Lines of data
----

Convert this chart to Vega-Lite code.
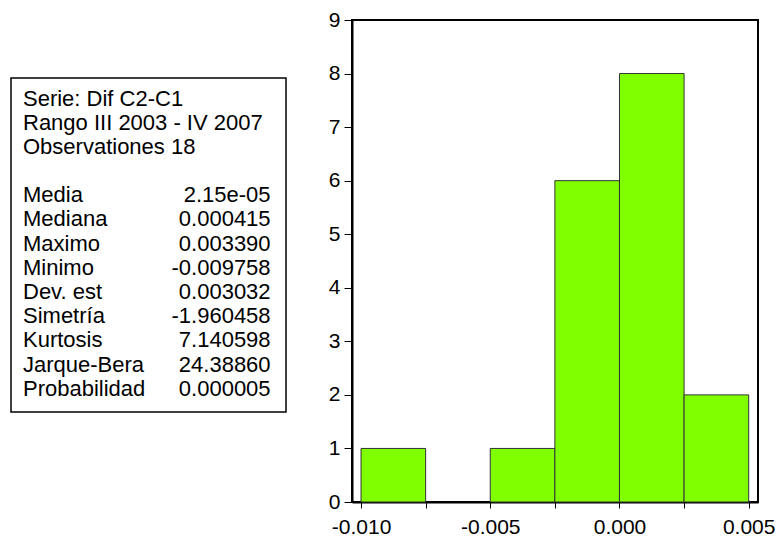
{
  "$schema": "https://vega.github.io/schema/vega-lite/v6.json",
  "padding": {"left": 10, "top": 8, "right": 0, "bottom": 0},
  "background": "white",
  "config": {"font": "Liberation Sans"},
  "bounds": "flush",
  "spacing": 66,
  "datasets": {
    "stats": [
      {"line": 1, "label": "Serie: Dif C2-C1", "value": ""},
      {"line": 2, "label": "Rango III 2003 - IV 2007", "value": ""},
      {"line": 3, "label": "Observationes 18", "value": ""},
      {"line": 5, "label": "Media", "value": "2.15e-05"},
      {"line": 6, "label": "Mediana", "value": "0.000415"},
      {"line": 7, "label": "Maximo", "value": "0.003390"},
      {"line": 8, "label": "Minimo", "value": "-0.009758"},
      {"line": 9, "label": "Dev. est", "value": "0.003032"},
      {"line": 10, "label": "Simetría", "value": "-1.960458"},
      {"line": 11, "label": "Kurtosis", "value": "7.140598"},
      {"line": 12, "label": "Jarque-Bera", "value": "24.38860"},
      {"line": 13, "label": "Probabilidad", "value": "0.000005"}
    ],
    "hist": [
      {"bin_start": -0.01, "bin_end": -0.0075, "count": 1},
      {"bin_start": -0.005, "bin_end": -0.0025, "count": 1},
      {"bin_start": -0.0025, "bin_end": 0.0, "count": 6},
      {"bin_start": 0.0, "bin_end": 0.0025, "count": 8},
      {"bin_start": 0.0025, "bin_end": 0.005, "count": 2}
    ]
  },
  "hconcat": [
    {
      "width": 275,
      "height": 482,
      "view": {"stroke": null},
      "layer": [
        {
          "data": {"values": [{"box": "stats"}]},
          "mark": {"type": "rect", "fill": "white", "stroke": "black", "strokeWidth": 1.5},
          "encoding": {
            "x": {"datum": 0, "type": "quantitative", "scale": {"domain": [0, 1], "nice": false, "zero": false}, "axis": null},
            "x2": {"datum": 1},
            "y": {"datum": 0.153, "type": "quantitative", "scale": {"domain": [-2.244, 17.674], "reverse": true, "nice": false, "zero": false}, "axis": null},
            "y2": {"datum": 13.955}
          }
        },
        {
          "data": {"name": "stats"},
          "mark": {"type": "text", "align": "left", "baseline": "middle", "fontSize": 22, "color": "black"},
          "encoding": {
            "x": {"datum": 0.0436, "type": "quantitative", "scale": {"domain": [0, 1], "nice": false, "zero": false}, "axis": null},
            "y": {"field": "line", "type": "quantitative", "scale": {"domain": [-2.244, 17.674], "reverse": true, "nice": false, "zero": false}, "axis": null},
            "text": {"field": "label"}
          }
        },
        {
          "data": {"name": "stats"},
          "mark": {"type": "text", "align": "right", "baseline": "middle", "fontSize": 22, "color": "black"},
          "encoding": {
            "x": {"datum": 0.944, "type": "quantitative", "scale": {"domain": [0, 1], "nice": false, "zero": false}, "axis": null},
            "y": {"field": "line", "type": "quantitative", "scale": {"domain": [-2.244, 17.674], "reverse": true, "nice": false, "zero": false}, "axis": null},
            "text": {"field": "value"}
          }
        }
      ]
    },
    {
      "width": 406,
      "height": 482,
      "data": {"name": "hist"},
      "view": {"stroke": "black", "strokeWidth": 2},
      "mark": {"type": "rect", "fill": "#80FF00", "stroke": "#333333", "strokeWidth": 1},
      "encoding": {
        "x": {
          "field": "bin_start",
          "type": "quantitative",
          "scale": {"domain": [-0.01035, 0.00536], "nice": false, "zero": false},
          "axis": {
            "title": null,
            "grid": false,
            "values": [-0.01, -0.0075, -0.005, -0.0025, 0, 0.0025, 0.005],
            "format": ".3f",
            "labelExpr": "abs(round(datum.value * 400)) % 2 == 1 ? '' : replace(datum.label, '−', '-')",
            "labelFlush": false,
            "labelOverlap": false,
            "labelFontSize": 21,
            "labelColor": "black",
            "labelPadding": 8,
            "tickSize": 6,
            "tickColor": "black",
            "tickWidth": 1,
            "domainColor": "black",
            "domainWidth": 2
          }
        },
        "x2": {"field": "bin_end"},
        "y": {
          "field": "count",
          "type": "quantitative",
          "scale": {"domain": [0, 9], "nice": false, "zero": true},
          "axis": {
            "title": null,
            "grid": false,
            "values": [0, 1, 2, 3, 4, 5, 6, 7, 8, 9],
            "labelFontSize": 21,
            "labelColor": "black",
            "labelPadding": 4,
            "tickSize": 8,
            "tickColor": "black",
            "tickWidth": 1,
            "domainColor": "black",
            "domainWidth": 2
          }
        },
        "y2": {"datum": 0}
      }
    }
  ]
}
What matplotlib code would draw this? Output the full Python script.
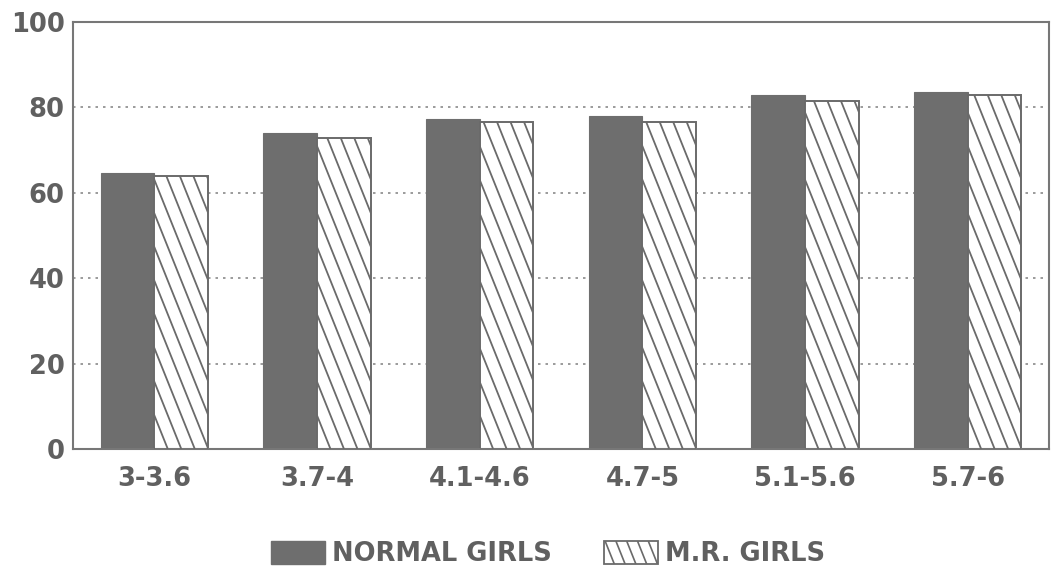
import numpy as np
import matplotlib
matplotlib.use("Agg")
import matplotlib.pyplot as plt
from matplotlib.patches import Patch, Rectangle
from matplotlib.collections import LineCollection

AGE_GROUPS = ["3-3.6", "3.7-4", "4.1-4.6", "4.7-5", "5.1-5.6", "5.7-6"]
NORMAL_GIRLS = [64.6, 74.0, 77.3, 77.9, 83.0, 83.7]
MR_GIRLS = [64.0, 72.8, 76.5, 76.7, 81.6, 82.9]

TEXT_GREY = "#606060"
BAR_GREY = "#6e6e6e"
EDGE_GREY = "#6a6a6a"

plt.rcParams["font.family"] = ["DejaVu Sans"]
plt.rcParams["font.weight"] = "bold"


class SteepHatchHandler:
    # legend box with the same steep diagonal lines as the bars
    def legend_artist(self, legend, orig_handle, fontsize, handlebox):
        x0, y0 = -handlebox.xdescent, -handlebox.ydescent
        w, h = handlebox.width, handlebox.height
        rect = Rectangle((x0, y0), w, h, facecolor="white",
                         edgecolor=EDGE_GREY, linewidth=1.3,
                         transform=handlebox.get_transform())
        handlebox.add_artist(rect)
        dx = h / 2.5
        step = w / 5.0
        segs = [[(s, y0 + h), (s + dx, y0)]
                for s in np.arange(x0 - dx + step, x0 + w, step)]
        lc = LineCollection(segs, colors=EDGE_GREY, linewidths=1.2,
                            transform=handlebox.get_transform())
        lc.set_clip_path(rect)
        handlebox.add_artist(lc)
        return rect


fig = plt.figure(figsize=(10.53, 5.72), dpi=100)
ax = fig.add_axes([0.0693, 0.215, 0.9269, 0.7465])

x = np.arange(len(AGE_GROUPS))
width = 0.33

ax.bar(x - width / 2, NORMAL_GIRLS, width, color=BAR_GREY,
       edgecolor=BAR_GREY, linewidth=0.8, zorder=2)
mr_bars = ax.bar(x + width / 2, MR_GIRLS, width, color="white",
                 edgecolor=EDGE_GREY, linewidth=1.4, zorder=2)

# steep diagonal hatch, clipped to each M.R. bar
slope = 95.0      # data units of y per x unit (about 2.5 px down per px right)
spacing = 0.083
for bar in mr_bars:
    x0 = bar.get_x()
    x1 = x0 + bar.get_width()
    h = bar.get_height()
    starts = np.arange(x0 - h / slope - spacing, x1 + spacing, spacing)
    segs = [[(s, h), (s + h / slope, 0)] for s in starts]
    lc = LineCollection(segs, colors=EDGE_GREY, linewidths=1.3, zorder=3)
    ax.add_collection(lc)
    lc.set_clip_path(bar)

ax.set_xlim(-0.5, len(AGE_GROUPS) - 0.5)
ax.set_ylim(0, 100)
ax.set_yticks([0, 20, 40, 60, 80, 100])
ax.set_xticks(x)
ax.set_xticklabels(AGE_GROUPS)

ax.yaxis.grid(True, linestyle=(0, (1.5, 3)), color="#8a8a8a", linewidth=1.2)
ax.set_axisbelow(True)
for spine in ax.spines.values():
    spine.set_color("#777777")
    spine.set_linewidth(1.5)

ax.tick_params(axis="both", length=0, labelsize=18.5, labelcolor=TEXT_GREY)
ax.tick_params(axis="y", pad=6)
ax.tick_params(axis="x", pad=12)

handles = [
    Patch(facecolor=BAR_GREY, edgecolor=BAR_GREY, label="NORMAL GIRLS"),
    Patch(facecolor="white", edgecolor=EDGE_GREY, label="M.R. GIRLS"),
]
fig.legend(handles=handles, loc="center", bbox_to_anchor=(0.5204, 0.031),
           ncol=2, frameon=False, fontsize=18.5, labelcolor=TEXT_GREY,
           handlelength=2.1, handleheight=1.0, columnspacing=2.0,
           handletextpad=0.3, borderpad=0.1,
           handler_map={handles[1]: SteepHatchHandler()})

fig.savefig("out.png", dpi=100)
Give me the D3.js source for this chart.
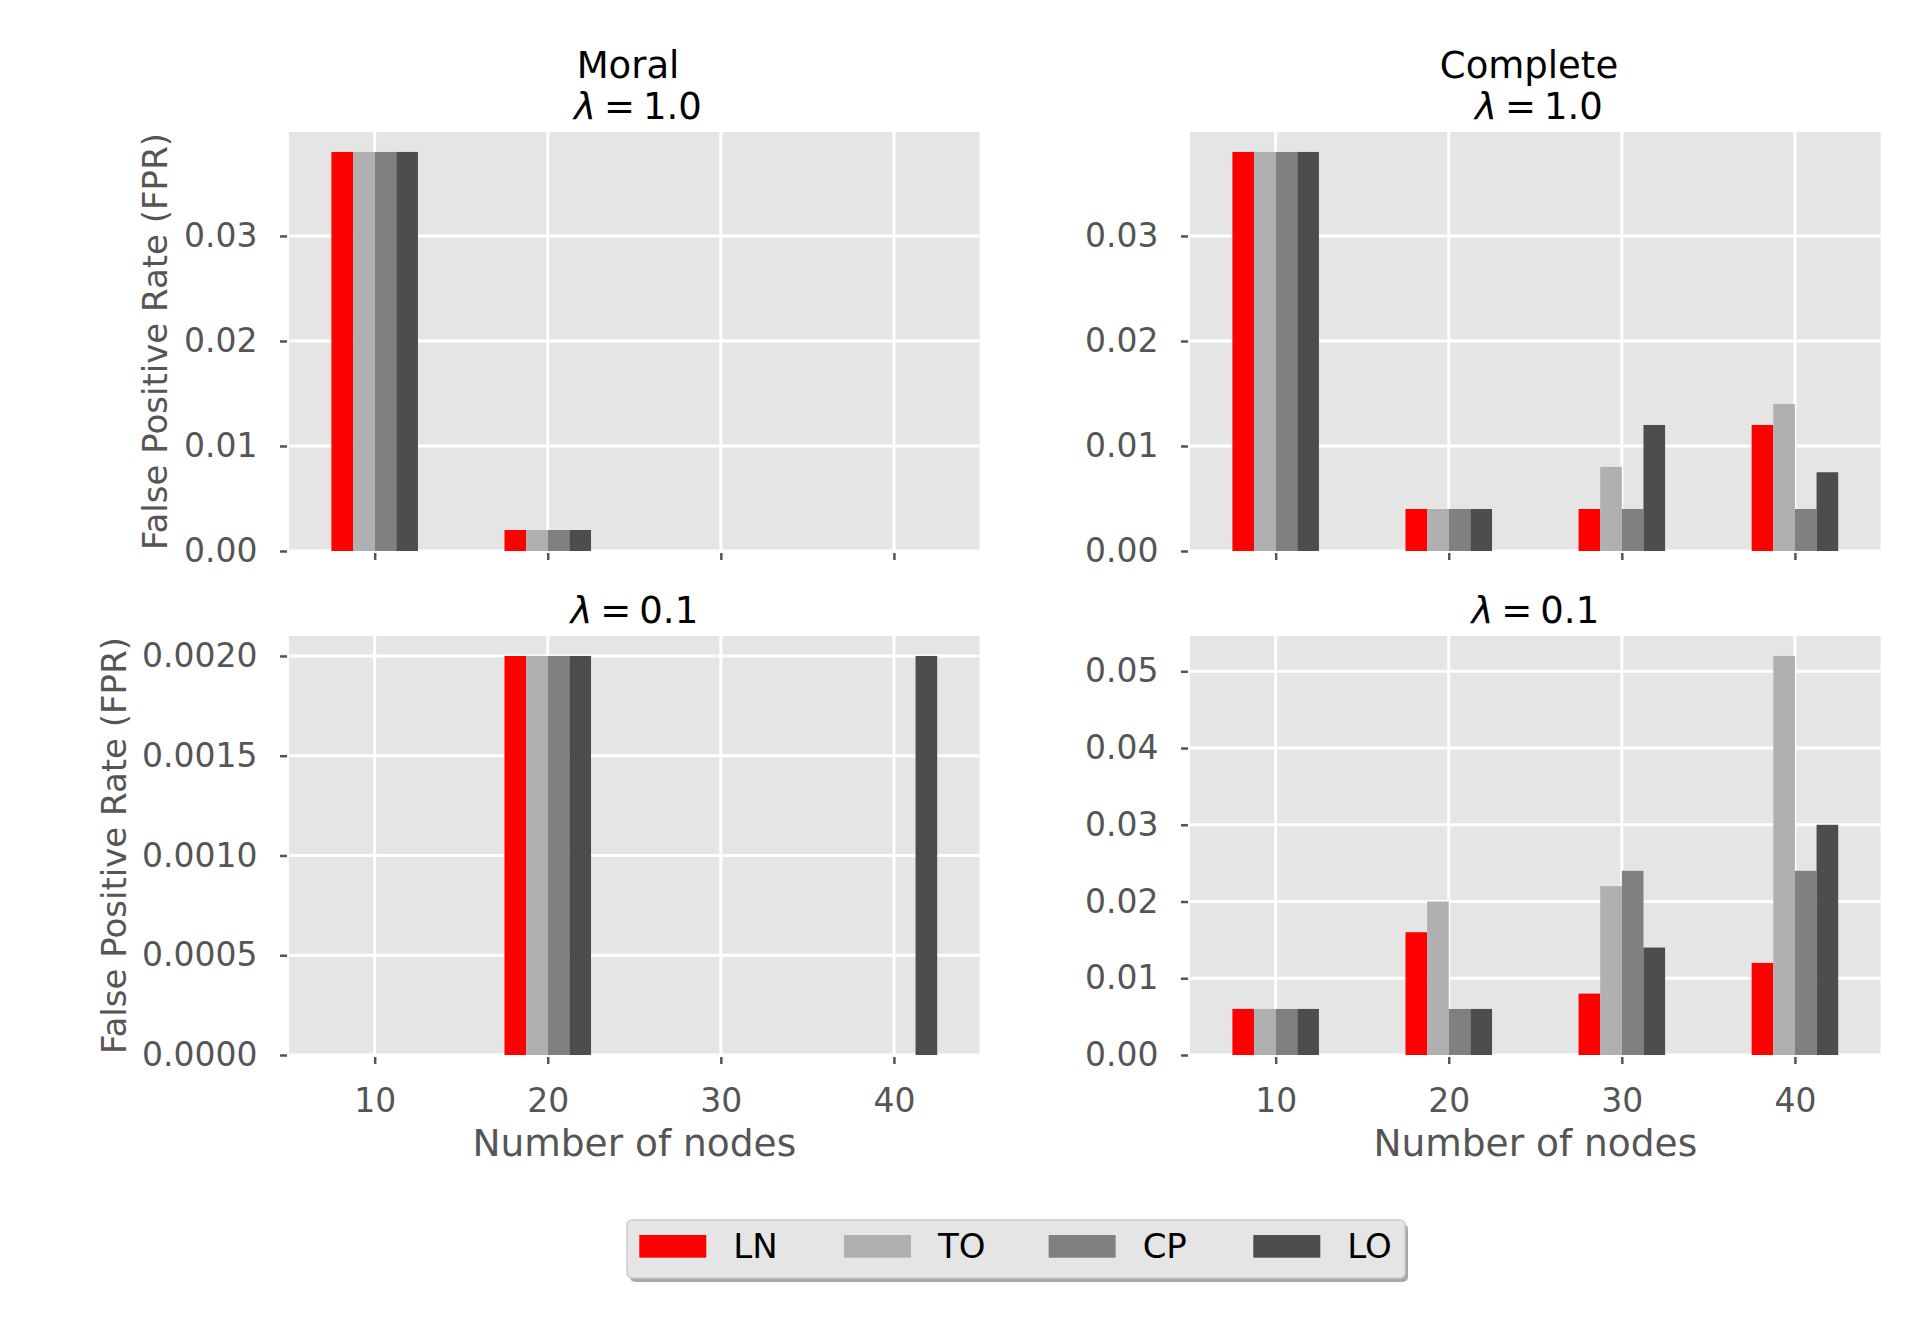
<!DOCTYPE html>
<html>
<head>
<meta charset="utf-8">
<script src="https://cdn.jsdelivr.net/npm/d3@7"></script>
<style>
  body { margin: 0; background: #fff; }
  svg { display: block; font-family: "DejaVu Sans", sans-serif; }
  .tick text { fill: #555; }
  .tick line { stroke: #555; stroke-width: 2.5; }
</style>
</head>
<body>
<div id="chart"></div>
<script>
// categories (number of nodes) and series
const nodes = [10, 20, 30, 40];
const methods = ["LN", "TO", "CP", "LO"];
const colors = ["#ff0000", "#b0b0b0", "#808080", "#4d4d4d"];

// FPR values per method, one table per panel (order: 10, 20, 30, 40)
const moral_l1 = {
  LN: [0.038, 0.002, 0, 0],
  TO: [0.038, 0.002, 0, 0],
  CP: [0.038, 0.002, 0, 0],
  LO: [0.038, 0.002, 0, 0]
};
const complete_l1 = {
  LN: [0.038, 0.004, 0.004, 0.012],
  TO: [0.038, 0.004, 0.008, 0.014],
  CP: [0.038, 0.004, 0.004, 0.004],
  LO: [0.038, 0.004, 0.012, 0.0075]
};
const moral_l01 = {
  LN: [0, 0.002, 0, 0],
  TO: [0, 0.002, 0, 0],
  CP: [0, 0.002, 0, 0],
  LO: [0, 0.002, 0, 0.002]
};
const complete_l01 = {
  LN: [0.006, 0.016, 0.008, 0.012],
  TO: [0.006, 0.020, 0.022, 0.052],
  CP: [0.006, 0.006, 0.024, 0.024],
  LO: [0.006, 0.006, 0.014, 0.030]
};

const ticksTop = [0, 0.01, 0.02, 0.03];
const ticksMoral01 = [0, 0.0005, 0.001, 0.0015, 0.002];
const ticksComplete01 = [0, 0.01, 0.02, 0.03, 0.04, 0.05];

const width = 1920, height = 1320;
const barW = 1.25;

const svg = d3.select("#chart").append("svg")
  .attr("width", width).attr("height", height);

const panels = [
  { data: moral_l1, left: 289, top: 132, ymax: 0.0399, ticks: ticksTop, fmt: ".2f", xlabels: false, ylabel: 155 },
  { data: complete_l1, left: 1190, top: 132, ymax: 0.0399, ticks: ticksTop, fmt: ".2f", xlabels: false, ylabel: null },
  { data: moral_l01, left: 289, top: 636, ymax: 0.0021, ticks: ticksMoral01, fmt: ".4f", xlabels: true, ylabel: 114 },
  { data: complete_l01, left: 1190, top: 636, ymax: 0.0546, ticks: ticksComplete01, fmt: ".2f", xlabels: true, ylabel: null }
];
const pw = 690.6, ph = 419;

panels.forEach(p => {
  let x = d3.scaleLinear().domain([5.05, 44.95]).range([p.left, p.left + pw]);
  let y = d3.scaleLinear().domain([0, p.ymax]).range([p.top + ph, p.top]);
  let g = svg.append("g");

  g.append("rect")
    .attr("x", p.left).attr("y", p.top)
    .attr("width", pw).attr("height", ph)
    .attr("fill", "#e5e5e5");

  // grid
  g.selectAll(".vgrid").data(nodes).enter().append("line")
    .attr("x1", d => x(d)).attr("x2", d => x(d))
    .attr("y1", p.top).attr("y2", p.top + ph)
    .attr("stroke", "#fff").attr("stroke-width", 3);
  g.selectAll(".hgrid").data(p.ticks).enter().append("line")
    .attr("x1", p.left).attr("x2", p.left + pw)
    .attr("y1", d => y(d)).attr("y2", d => y(d))
    .attr("stroke", "#fff").attr("stroke-width", 3);

  // bars
  methods.forEach((m, i) => {
    let off = (i - 1.5) * barW;
    g.selectAll(".bar" + m).data(p.data[m]).enter().append("rect")
      .attr("x", (d, j) => x(nodes[j] + off - barW / 2))
      .attr("width", x(barW) - x(0))
      .attr("y", d => y(d))
      .attr("height", d => y(0) - y(d))
      .attr("fill", colors[i]);
  });

  // axes
  let yAxis = d3.axisLeft(y).tickValues(p.ticks).tickFormat(d3.format(p.fmt))
    .tickSize(7).tickPadding(22.6);
  g.append("g")
    .attr("transform", `translate(${p.left - 2},0)`)
    .call(yAxis)
    .attr("font-family", "DejaVu Sans")
    .call(a => a.select(".domain").remove())
    .selectAll("text").style("font-size", "33px");

  let xAxis = d3.axisBottom(x).tickValues(nodes)
    .tickFormat(p.xlabels ? d3.format("d") : "")
    .tickSize(7).tickPadding(24.8);
  g.append("g")
    .attr("transform", `translate(0,${p.top + ph + 2})`)
    .call(xAxis)
    .attr("font-family", "DejaVu Sans")
    .call(a => a.select(".domain").remove())
    .selectAll("text").style("font-size", "33px");

  if (p.ylabel !== null) {
    let cy = p.top + ph / 2;
    svg.append("text")
      .attr("transform", `translate(${p.ylabel},${cy}) rotate(-90)`)
      .attr("text-anchor", "middle").attr("dominant-baseline", "central")
      .attr("fill", "#555").style("font-size", "34px")
      .text("False Positive Rate (FPR)");
  }
  if (p.xlabels) {
    svg.append("text")
      .attr("x", p.left + pw / 2).attr("y", 1156)
      .attr("text-anchor", "middle")
      .attr("fill", "#555").style("font-size", "37.5px")
      .text("Number of nodes");
  }
});

// titles
function lambdaTitle(cx, by, val) {
  let t = svg.append("text")
    .attr("x", cx).attr("y", by)
    .attr("text-anchor", "middle")
    .style("font-size", "37px").attr("fill", "#000");
  t.append("tspan").style("font-style", "italic").text("λ");
  t.append("tspan").attr("dx", 8).text("=");
  t.append("tspan").attr("dx", 8).text(val);
}
svg.append("text").attr("x", 628).attr("y", 78).attr("text-anchor", "middle")
  .style("font-size", "37px").text("Moral");
lambdaTitle(638, 119, "1.0");
svg.append("text").attr("x", 1529).attr("y", 78).attr("text-anchor", "middle")
  .style("font-size", "37px").text("Complete");
lambdaTitle(1539, 119, "1.0");
lambdaTitle(289 + pw / 2, 623, "0.1");
lambdaTitle(1190 + pw / 2, 623, "0.1");

// legend
let lg = svg.append("g");
lg.append("rect").attr("x", 630).attr("y", 1224).attr("width", 778).attr("height", 58)
  .attr("rx", 5).attr("fill", "#a8a8a8");
lg.append("rect").attr("x", 627).attr("y", 1220).attr("width", 778).attr("height", 58)
  .attr("rx", 5).attr("fill", "#e5e5e5").attr("stroke", "#cccccc").attr("stroke-width", 1.5);
let legX = d3.scalePoint().domain(methods).range([639.3, 1253.3]);
lg.selectAll(".lp").data(methods).enter().append("rect")
  .attr("x", d => legX(d)).attr("y", 1235)
  .attr("width", 67).attr("height", 22.7)
  .attr("fill", (d, i) => colors[i]);
lg.selectAll(".lt").data(methods).enter().append("text")
  .attr("x", d => legX(d) + 94).attr("y", 1258)
  .style("font-size", "34px").attr("fill", "#000")
  .text(d => d);
</script>
</body>
</html>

----

Within the data above, pick out all lines holding the word "code".

Final result:
Convert this chart to Vega-Lite code.
What matplotlib code would draw this? Output the full Python script.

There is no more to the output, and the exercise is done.